◆ **Exercise instructions**: Word for word, print each line of the listing below; pictures stay out.

◆ **Task input**:
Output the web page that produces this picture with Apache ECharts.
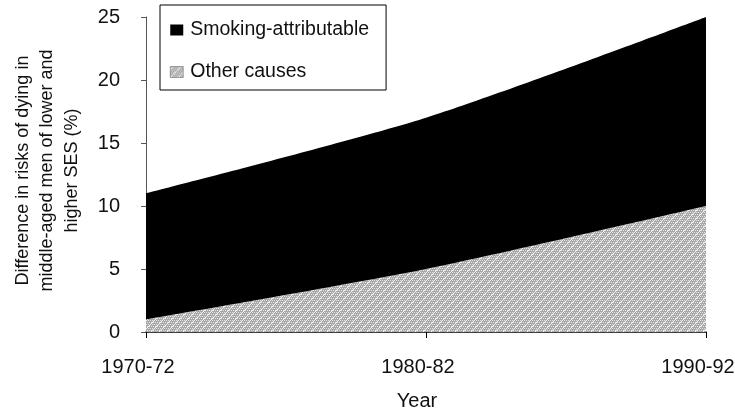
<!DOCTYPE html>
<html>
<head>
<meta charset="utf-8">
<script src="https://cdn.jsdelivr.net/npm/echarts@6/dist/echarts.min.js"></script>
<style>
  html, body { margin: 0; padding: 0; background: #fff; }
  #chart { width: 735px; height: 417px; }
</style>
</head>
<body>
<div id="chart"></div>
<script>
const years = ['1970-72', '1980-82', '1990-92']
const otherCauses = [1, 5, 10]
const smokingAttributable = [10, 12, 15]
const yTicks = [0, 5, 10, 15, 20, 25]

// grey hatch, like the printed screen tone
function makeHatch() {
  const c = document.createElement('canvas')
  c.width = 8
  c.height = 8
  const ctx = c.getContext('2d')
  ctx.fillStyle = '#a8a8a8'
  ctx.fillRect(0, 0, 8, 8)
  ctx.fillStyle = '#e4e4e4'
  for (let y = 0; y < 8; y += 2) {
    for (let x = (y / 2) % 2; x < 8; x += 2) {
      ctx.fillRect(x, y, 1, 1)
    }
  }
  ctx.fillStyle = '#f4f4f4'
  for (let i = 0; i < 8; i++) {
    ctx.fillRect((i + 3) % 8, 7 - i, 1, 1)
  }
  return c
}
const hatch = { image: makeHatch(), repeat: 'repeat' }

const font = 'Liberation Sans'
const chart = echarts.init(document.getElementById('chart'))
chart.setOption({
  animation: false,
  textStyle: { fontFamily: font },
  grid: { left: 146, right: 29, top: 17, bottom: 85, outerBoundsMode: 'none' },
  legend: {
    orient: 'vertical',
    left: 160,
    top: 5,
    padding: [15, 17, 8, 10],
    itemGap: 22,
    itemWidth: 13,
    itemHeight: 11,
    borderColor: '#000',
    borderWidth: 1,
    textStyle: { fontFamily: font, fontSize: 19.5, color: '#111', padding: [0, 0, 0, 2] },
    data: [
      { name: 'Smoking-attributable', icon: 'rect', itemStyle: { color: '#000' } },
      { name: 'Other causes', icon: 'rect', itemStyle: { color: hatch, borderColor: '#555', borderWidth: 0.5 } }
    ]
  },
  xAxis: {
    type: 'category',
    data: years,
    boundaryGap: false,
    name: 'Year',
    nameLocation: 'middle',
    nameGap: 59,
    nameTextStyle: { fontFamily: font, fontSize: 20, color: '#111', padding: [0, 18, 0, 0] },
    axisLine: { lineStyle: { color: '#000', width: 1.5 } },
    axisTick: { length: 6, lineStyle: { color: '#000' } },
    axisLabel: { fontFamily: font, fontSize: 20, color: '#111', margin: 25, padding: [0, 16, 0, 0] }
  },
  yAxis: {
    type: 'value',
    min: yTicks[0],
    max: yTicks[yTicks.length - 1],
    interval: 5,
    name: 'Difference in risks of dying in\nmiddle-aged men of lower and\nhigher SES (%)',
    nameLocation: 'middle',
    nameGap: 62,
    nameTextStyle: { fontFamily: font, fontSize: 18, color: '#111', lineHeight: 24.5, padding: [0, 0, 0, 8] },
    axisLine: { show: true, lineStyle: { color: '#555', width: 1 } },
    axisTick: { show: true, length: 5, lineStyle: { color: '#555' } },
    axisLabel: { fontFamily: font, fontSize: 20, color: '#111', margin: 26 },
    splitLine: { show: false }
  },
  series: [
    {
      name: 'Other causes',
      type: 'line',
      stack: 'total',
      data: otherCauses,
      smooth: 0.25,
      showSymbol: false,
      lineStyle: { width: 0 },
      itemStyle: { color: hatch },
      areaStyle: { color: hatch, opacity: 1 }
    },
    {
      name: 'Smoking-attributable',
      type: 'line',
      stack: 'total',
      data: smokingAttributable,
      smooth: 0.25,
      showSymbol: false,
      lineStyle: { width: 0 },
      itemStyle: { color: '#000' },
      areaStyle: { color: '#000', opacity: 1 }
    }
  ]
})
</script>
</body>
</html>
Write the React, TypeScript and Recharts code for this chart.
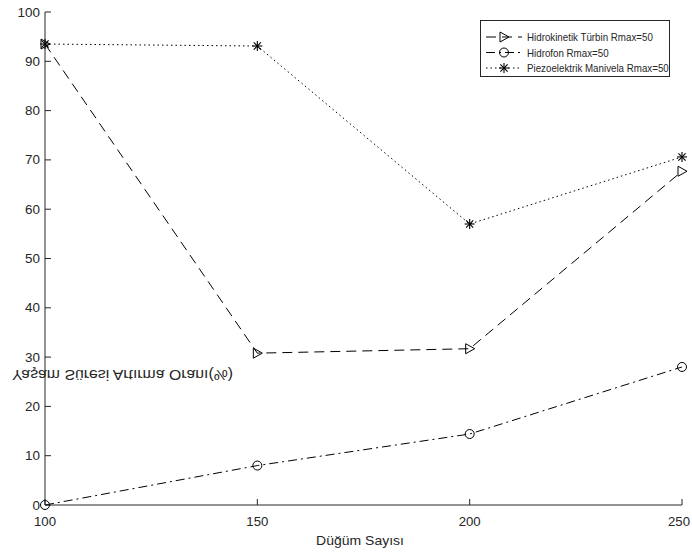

◆ **Solved exercise**:
Output the web page that produces this picture with Apache ECharts.
<!DOCTYPE html>
<html>
<head>
<meta charset="utf-8">
<script src="https://cdn.jsdelivr.net/npm/echarts@6/dist/echarts.min.js"></script>
<style>
  html, body { margin: 0; padding: 0; background: #fff; }
  #chart { width: 735px; height: 417px; }
</style>
</head>
<body>
<div id="chart"></div>
<script>
const years = ['1970-72', '1980-82', '1990-92']
const otherCauses = [1, 5, 10]
const smokingAttributable = [10, 12, 15]
const yTicks = [0, 5, 10, 15, 20, 25]

// grey hatch, like the printed screen tone
function makeHatch() {
  const c = document.createElement('canvas')
  c.width = 8
  c.height = 8
  const ctx = c.getContext('2d')
  ctx.fillStyle = '#a8a8a8'
  ctx.fillRect(0, 0, 8, 8)
  ctx.fillStyle = '#e4e4e4'
  for (let y = 0; y < 8; y += 2) {
    for (let x = (y / 2) % 2; x < 8; x += 2) {
      ctx.fillRect(x, y, 1, 1)
    }
  }
  ctx.fillStyle = '#f4f4f4'
  for (let i = 0; i < 8; i++) {
    ctx.fillRect((i + 3) % 8, 7 - i, 1, 1)
  }
  return c
}
const hatch = { image: makeHatch(), repeat: 'repeat' }

const font = 'Liberation Sans'
const chart = echarts.init(document.getElementById('chart'))
chart.setOption({
  animation: false,
  textStyle: { fontFamily: font },
  grid: { left: 146, right: 29, top: 17, bottom: 85, outerBoundsMode: 'none' },
  legend: {
    orient: 'vertical',
    left: 160,
    top: 5,
    padding: [15, 17, 8, 10],
    itemGap: 22,
    itemWidth: 13,
    itemHeight: 11,
    borderColor: '#000',
    borderWidth: 1,
    textStyle: { fontFamily: font, fontSize: 19.5, color: '#111', padding: [0, 0, 0, 2] },
    data: [
      { name: 'Smoking-attributable', icon: 'rect', itemStyle: { color: '#000' } },
      { name: 'Other causes', icon: 'rect', itemStyle: { color: hatch, borderColor: '#555', borderWidth: 0.5 } }
    ]
  },
  xAxis: {
    type: 'category',
    data: years,
    boundaryGap: false,
    name: 'Year',
    nameLocation: 'middle',
    nameGap: 59,
    nameTextStyle: { fontFamily: font, fontSize: 20, color: '#111', padding: [0, 18, 0, 0] },
    axisLine: { lineStyle: { color: '#000', width: 1.5 } },
    axisTick: { length: 6, lineStyle: { color: '#000' } },
    axisLabel: { fontFamily: font, fontSize: 20, color: '#111', margin: 25, padding: [0, 16, 0, 0] }
  },
  yAxis: {
    type: 'value',
    min: yTicks[0],
    max: yTicks[yTicks.length - 1],
    interval: 5,
    name: 'Difference in risks of dying in\nmiddle-aged men of lower and\nhigher SES (%)',
    nameLocation: 'middle',
    nameGap: 62,
    nameTextStyle: { fontFamily: font, fontSize: 18, color: '#111', lineHeight: 24.5, padding: [0, 0, 0, 8] },
    axisLine: { show: true, lineStyle: { color: '#555', width: 1 } },
    axisTick: { show: true, length: 5, lineStyle: { color: '#555' } },
    axisLabel: { fontFamily: font, fontSize: 20, color: '#111', margin: 26 },
    splitLine: { show: false }
  },
  series: [
    {
      name: 'Other causes',
      type: 'line',
      stack: 'total',
      data: otherCauses,
      smooth: 0.25,
      showSymbol: false,
      lineStyle: { width: 0 },
      itemStyle: { color: hatch },
      areaStyle: { color: hatch, opacity: 1 }
    },
    {
      name: 'Smoking-attributable',
      type: 'line',
      stack: 'total',
      data: smokingAttributable,
      smooth: 0.25,
      showSymbol: false,
      lineStyle: { width: 0 },
      itemStyle: { color: '#000' },
      areaStyle: { color: '#000', opacity: 1 }
    }
  ]
})
</script>
</body>
</html>
Write the React, TypeScript and Recharts code for this chart.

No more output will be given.